The question on everyone’s mind after Tesla posted $1.86 per share and $6.3 billion in revenue is: can Tesla keep this up or will the rollercoaster ride continue? Sustained profitability has been on every investor and analyst’s radar when examining Tesla, and this latest report gave investors a nice surprise.

“Skeptics had legitimate concerns in the past, but Tesla is now building cash, winning market share, and boosting margins - all while preparing to launch products in untapped segments and regions,” Piper Jaffray PJC analyst Alexander Potter said in a note to investors after the results. Tesla also shared photos of its new factory in Shanghai where the company says its already begun trial production runs.

The company also said it was ahead of schedule on its long-awaited Model Y crossover, which it now expects to launch by next summer. At the same time, Tesla says it is planning to make a limited run of its Tesla Semi truck next year, and hopes to soon announce the location of its European Gigafactory, where it aims to begin making electric vehicles in 2021. Additionally, in Q3, Tesla released over-the-air software updates including the Smart Summon Feature, which allows Tesla drivers to remotely call and control their cars.

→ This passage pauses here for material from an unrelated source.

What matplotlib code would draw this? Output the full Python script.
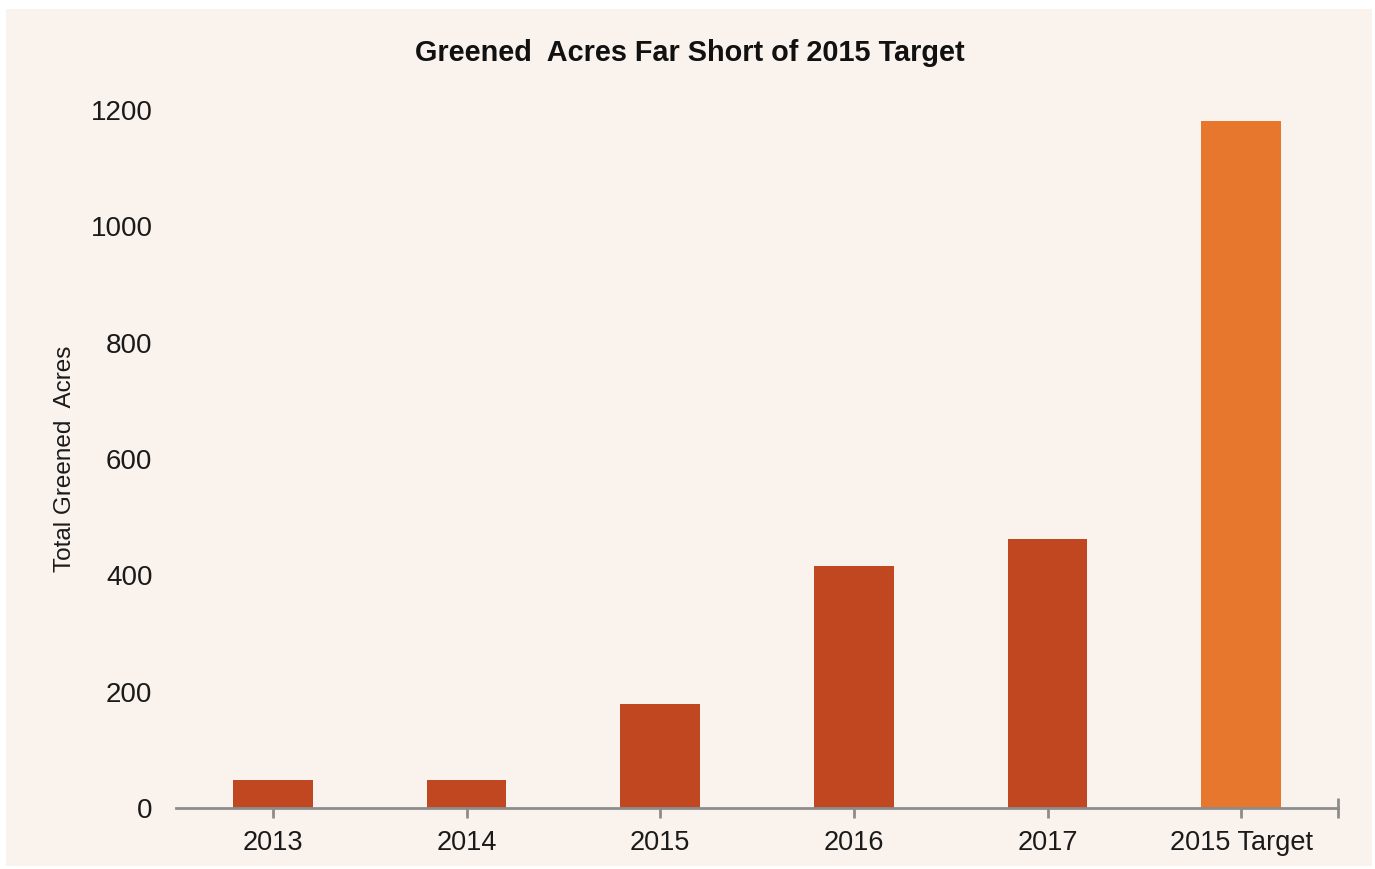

Investors with short positions on the company are feeling the heat after its latest report as they lost about $1 billion on Thursday. Has Tesla finally bested the investors betting against it, or are they not out of the woods yet? Well, the road that lies ahead for the company is anything but a cake walk.

The company needs to deliver at least 104,800 cars in the fourth quarter to meet the low end of its 2019 forecast of 360,000-400,000 vehicles. On top of the daunting number of vehicles it must deliver to reach its forecast, federal tax credits on electric vehicle purchases are set to expire at the end of this year, which can have an adverse impact on the business.

The company is often accused of spending too much to fuel its growth trajectory which is why Q3’s 7% top-line decline was worrisome to some analysts. The bulls contend that Tesla should be valued like a momentum tech name, making its revenue a crucial metric when examining the company. If the company’s revenue growth continues to decline, bullish investors may cut their losses and flee.

Takeaway

For the time being, Tesla short sellers are feeling the heat from the company’s latest surge but some still feel the company is destined to see its valuation plummet. Tesla has its work cut out for it next quarter if it wants to keep the pressure on the 20% of its stock that is being shorted.

The slowing automotive market and decelerating global economy are additional headwinds that Tesla will need to deal with to close out its fiscal year on a high note. The Tesla bulls won this round, but the fight over how to value Tesla will continue next quarter.